Technical Analysis:
GBPUSD is testing a critical resistance level at $1.2695 as buyers look to push the pair higher. After bouncing from the recent low of $1.2625, the pair is now hovering just above the 50-period Weighted Moving Average (WMA) at $1.2680, while the 200-period WMA at $1.2706 stands as a significant overhead hurdle.
Analyzing Fibonacci retracement levels, the recovery from the swing low at $1.2625 to the high near $1.2707 reveals the 61.8% level at $1.2665, which has already acted as a short-term support during this session. A successful move above $1.2695 could open the door for a fresh push toward the $1.2740 zone.
👉 Fibonacci Retracement: Key support at $1.2665, resistance at $1.2695 and $1.2740
👉 Bollinger Bands: Price near the upper band, indicating upward momentum
👉 RSI: Positive at 54, suggesting mild bullish momentum
The Bollinger Bands are starting to expand, signaling increasing volatility. The price action is flirting with the upper band near $1.2695, suggesting potential continuation if bullish momentum remains intact. The Relative Strength Index (RSI) is currently at 54, showing a slight bullish tilt but leaving room for further upside.
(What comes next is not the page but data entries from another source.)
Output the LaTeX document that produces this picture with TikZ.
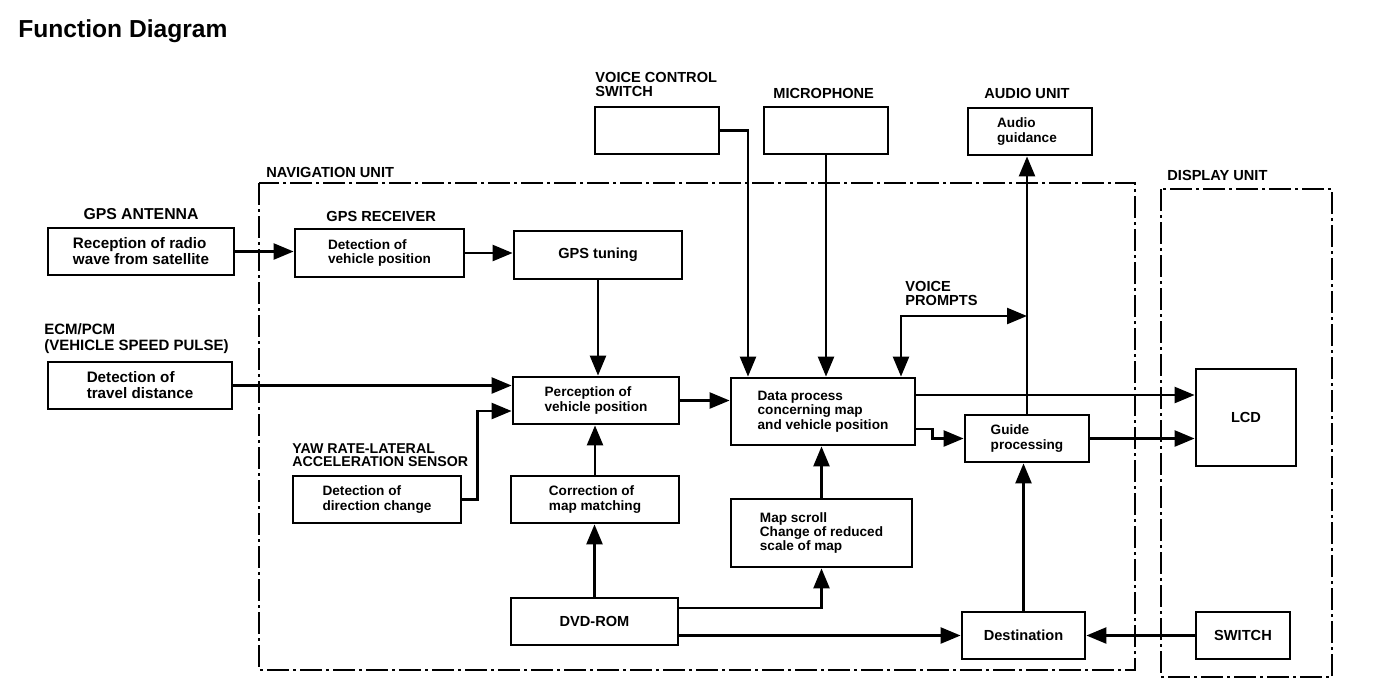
\documentclass[tikz,border=0pt]{standalone}
\usepackage{fontspec}
\setmainfont{Liberation Sans}
\usetikzlibrary{arrows.meta}
\begin{document}
\begin{tikzpicture}[x=0.5pt,y=-0.5pt,
  box/.style={draw,line width=1.4pt,inner sep=0pt,align=left,font=\bfseries\fontsize{6.8}{7.2}\selectfont},
  obox/.style={box,font=\bfseries\fontsize{7.6}{8}\selectfont},
  sbox/.style={box,font=\bfseries\fontsize{7.3}{8}\selectfont},
  lbl/.style={inner sep=0pt,anchor=west,align=left,font=\bfseries\fontsize{7.3}{6.8}\selectfont},
  arr/.style={line width=1.2pt,-{Triangle[length=10pt,width=8pt]}},
  darr/.style={line width=1.2pt,{Triangle[length=10pt,width=8pt]}-{Triangle[length=10pt,width=8pt]}},
  unitbox/.style={line width=0.8pt,dash pattern=on 11pt off 2pt on 1.5pt off 2pt}
]
\useasboundingbox (0,0) rectangle (1392,692);

% title
\node[inner sep=0pt,anchor=west,font=\bfseries\fontsize{12.3}{14}\selectfont] (title) at (18,31) {Function Diagram};

% unit frames
\draw[unitbox] (259,183) rectangle (1135,670);
\draw[unitbox] (1161,189) rectangle (1332,677);

% labels
\node[lbl,anchor=center,font=\bfseries\fontsize{7.9}{8}\selectfont] (lant) at (141,214) {GPS ANTENNA};
\node[lbl] (lrcv) at (326,216) {GPS RECEIVER};
\node[lbl] (lnav) at (266,172) {NAVIGATION UNIT};
\node[lbl,font=\bfseries\fontsize{7.3}{6.6}\selectfont] (lvcs) at (595,84.5) {VOICE CONTROL\\SWITCH};
\node[lbl] (lmic) at (773,93) {MICROPHONE};
\node[lbl] (laud) at (984,93) {AUDIO UNIT};
\node[lbl] (ldis) at (1167,175) {DISPLAY UNIT};
\node[lbl,font=\bfseries\fontsize{7.3}{6.6}\selectfont] (lvp) at (905,293.5) {VOICE\\PROMPTS};
\node[lbl,font=\bfseries\fontsize{7.5}{8}\selectfont] (lecm) at (44,339) {ECM/PCM\\(VEHICLE SPEED PULSE)};
\node[lbl,font=\bfseries\fontsize{7.1}{6.6}\selectfont] (lyaw) at (292,455.5) {YAW RATE-LATERAL\\ACCELERATION SENSOR};

% boxes
\node[obox,minimum width=93pt,minimum height=23.5pt] (ant) at (141,251.5) {Reception of radio\\wave from satellite};
\node[obox,minimum width=92pt,minimum height=23.5pt] (ecm) at (140,385.5) {Detection of\\travel distance};
\node[box,minimum width=84.5pt,minimum height=24pt] (rcv) at (379.5,253) {Detection of\\vehicle position};
\node[sbox,minimum width=84pt,minimum height=24pt] (tun) at (598,255) {GPS tuning};
\node[box,minimum width=83pt,minimum height=23.5pt] (per) at (596,400.5) {Perception of\\vehicle position};
\node[box,minimum width=84pt,minimum height=23.5pt] (yaw) at (377,499.5) {Detection of\\direction change};
\node[box,minimum width=84pt,minimum height=23.5pt] (cor) at (595,499.5) {Correction of\\map matching};
\node[sbox,minimum width=83.5pt,minimum height=23.5pt] (dvd) at (594.5,621.5) {DVD-ROM};
\node[box,minimum width=62pt,minimum height=23.5pt] (vcs) at (657,130.5) {};
\node[box,minimum width=62pt,minimum height=23.5pt] (mic) at (826,130.5) {};
\node[box,minimum width=62pt,minimum height=23.5pt] (aud) at (1030,131.5) {Audio\\guidance\hspace*{3pt}};
\node[box,minimum width=92pt,minimum height=33.5pt] (dat) at (823,411.5) {Data process\\concerning map\\and vehicle position};
\node[box,minimum width=90.5pt,minimum height=34pt] (map) at (821.5,533) {Map scroll\\Change of reduced\\scale of map};
\node[box,minimum width=62pt,minimum height=23.5pt] (gui) at (1027,438.5) {Guide\\processing};
\node[sbox,minimum width=61.5pt,minimum height=23.5pt] (dst) at (1023.5,635.5) {Destination};
\node[sbox,minimum width=47pt,minimum height=23.5pt] (sw) at (1243,635.5) {SWITCH};
\node[sbox,minimum width=50pt,minimum height=48.5pt] (lcd) at (1246,417.5) {LCD};

% connectors
\draw[arr] (ant.east) -- (ant.east -| rcv.west);
\draw[arr] (rcv.east) -- (rcv.east -| tun.west);
\draw[arr] (tun.south) -- (tun.south |- per.north);
\draw[arr] (ecm.east) -- (ecm.east -| per.west);
\draw[arr] (yaw.east) -- ++(15,0) |- ([yshift=-5.25pt]per.west);
\draw[arr] (cor.north) -- (cor.north |- per.south);
\draw[arr] (dvd.north) -- (dvd.north |- cor.south);
\draw[arr] (per.east) -- (per.east -| dat.west);
\draw[arr] (vcs.east) -| ([xshift=-37.5pt]dat.north);
\draw[arr] (mic.south) -- (mic.south |- dat.north);
\coordinate (vpj) at (gui.north |- 0,316);
\draw[darr] ([xshift=39pt]dat.north) |- (vpj);
\draw[arr] (gui.north) -- (gui.north |- aud.south);
\draw[arr] ([yshift=8.25pt]dat.east) -- ([yshift=8.25pt]dat.east -| lcd.west);
\draw[arr] ([yshift=-8.75pt]dat.east) -- ++(16,0) |- (gui.west);
\draw[arr] (gui.east) -- (gui.east -| lcd.west);
\draw[arr] (map.north) -- (map.north |- dat.south);
\draw[arr] ([yshift=6.75pt]dvd.east) -| (map.south);
\draw[arr] (dvd.east |- dst.west) -- (dst.west);
\draw[arr] (sw.west) -- (dst.east);
\draw[arr] (dst.north) -- (dst.north |- gui.south);
\end{tikzpicture}
\end{document}
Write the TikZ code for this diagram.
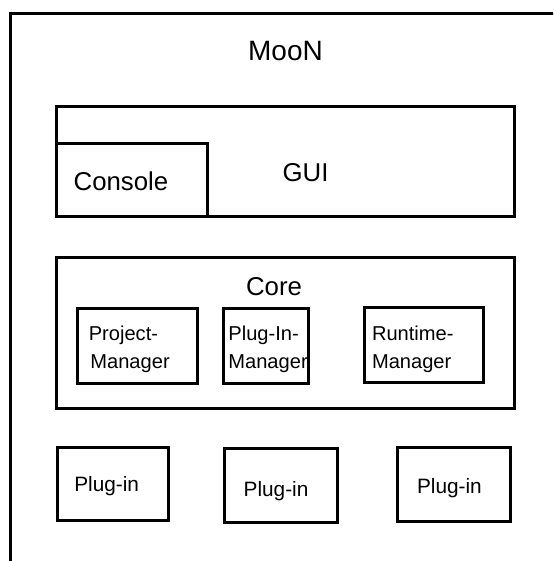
\documentclass[tikz,border=0pt]{standalone}
\usepackage{fontspec}
\setmainfont{Liberation Sans}
\usetikzlibrary{fit}
\tikzset{
  box/.style={draw, line width=3pt, inner sep=0pt, rectangle},
  lbl/.style={inner sep=0pt, anchor=base},
  lblw/.style={inner sep=0pt, anchor=base west},
  big/.style={font=\fontsize{28}{33}\selectfont},
  mid/.style={font=\fontsize{25.8}{30}\selectfont},
  small/.style={font=\fontsize{20.8}{25}\selectfont},
  mgr/.style={font=\fontsize{20.1}{24}\selectfont},
}
\begin{document}
\begin{tikzpicture}[x=1pt,y=-1pt]
\useasboundingbox (0,0) rectangle (553,561);
\clip (0,0) rectangle (553,561);
% outer frame (extends beyond the picture)
\coordinate (otl) at (10.5,13.5);
\coordinate (obr) at (620,640);
\node[box, fit=(otl)(obr)] (outer) {};
\node[lbl,big] (moon) at (285.5,61) {MooN};
% GUI
\coordinate (g1) at (56.5,106.5);
\coordinate (g2) at (514,216.5);
\node[box, fit=(g1)(g2)] (gui) {};
\node[lbl,mid] (guit) at (305.5,182) {GUI};
\coordinate (c1) at (56.5,144);
\coordinate (c2) at (207.5,216.5);
\node[box, fit=(c1)(c2)] (console) {};
\node[lbl,mid] (consolet) at (121,190.5) {Console};
% Core
\coordinate (k1) at (56.5,257);
\coordinate (k2) at (514,408.5);
\node[box, fit=(k1)(k2)] (core) {};
\node[lbl,mid] (coret) at (274,295) {Core};
\coordinate (p1) at (77,308.5);
\coordinate (p2) at (197,383);
\node[box, fit=(p1)(p2)] (pm) {};
\node[lblw,mgr] (pmt1) at (88.6,340) {Project-};
\node[lblw,mgr] (pmt2) at (90.2,368.5) {Manager};
\coordinate (q1) at (223,308.5);
\coordinate (q2) at (308.5,383);
\node[box, fit=(q1)(q2)] (pim) {};
\node[lblw,mgr] (pimt1) at (228.2,340) {Plug-In-};
\node[lblw,mgr] (pimt2) at (228.2,368.5) {Manager};
\coordinate (r1) at (364,307);
\coordinate (r2) at (483,382);
\node[box, fit=(r1)(r2)] (rm) {};
\node[lblw,mgr] (rmt1) at (371.8,340) {Runtime-};
\node[lblw,mgr] (rmt2) at (371.8,368.5) {Manager};
% Plug-ins
\coordinate (a1) at (57,447);
\coordinate (a2) at (168.5,520.5);
\node[box, fit=(a1)(a2)] (plug1) {};
\node[lbl,small] (plug1t) at (106.7,491.7) {Plug-in};
\coordinate (b1) at (224.7,448);
\coordinate (b2) at (337,522);
\node[box, fit=(b1)(b2)] (plug2) {};
\node[lbl,small] (plug2t) at (276,496.7) {Plug-in};
\coordinate (d1) at (397,447);
\coordinate (d2) at (510,521);
\node[box, fit=(d1)(d2)] (plug3) {};
\node[lbl,small] (plug3t) at (449.4,493.3) {Plug-in};
\end{tikzpicture}
\end{document}
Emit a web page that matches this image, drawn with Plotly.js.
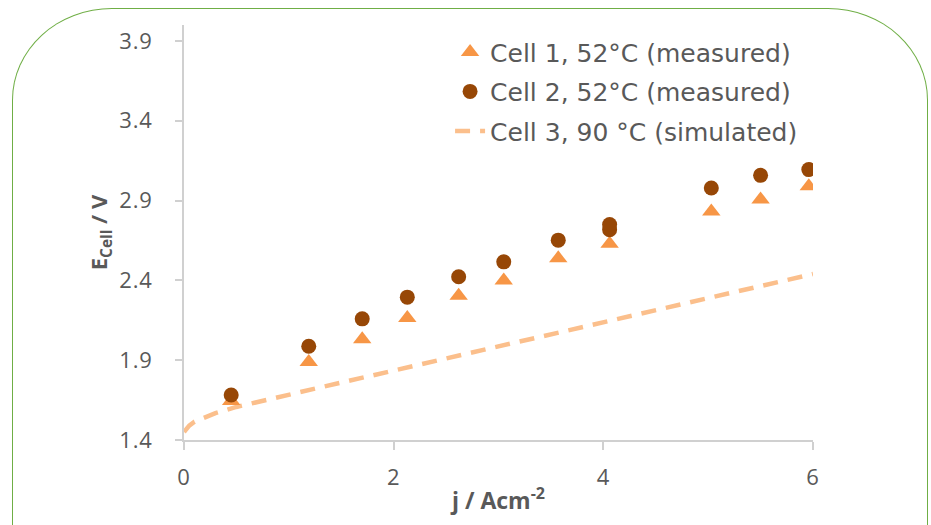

📊 Rising volume during the recent rebound indicates increasing participation from buyers, which could reinforce the bullish case if sustained.
Key Levels to Watch:
🟢 Support: $1.2665, $1.2625
🟠Resistance: $1.2695, $1.2740
Volume and Sentiment:
The rising volume during the rebound suggests growing confidence among bulls. However, traders must remain cautious near $1.2706, as failure to break above could trigger a near-term pullback.
Outlook:
GBPUSD faces a pivotal moment. If bulls successfully break above $1.2695, the next leg higher could target $1.2740, followed by $1.2775. Conversely, rejection at this level could bring the pair back toward $1.2665 support.
Fundamental Analysis:
The British pound remains supported by improving economic sentiment, coupled with softer-than-expected U.S. economic data, which is pressuring the dollar. Market participants are closely monitoring any new signals regarding the U.S. Federal Reserve’s rate path and key UK economic reports, including inflation and GDP data.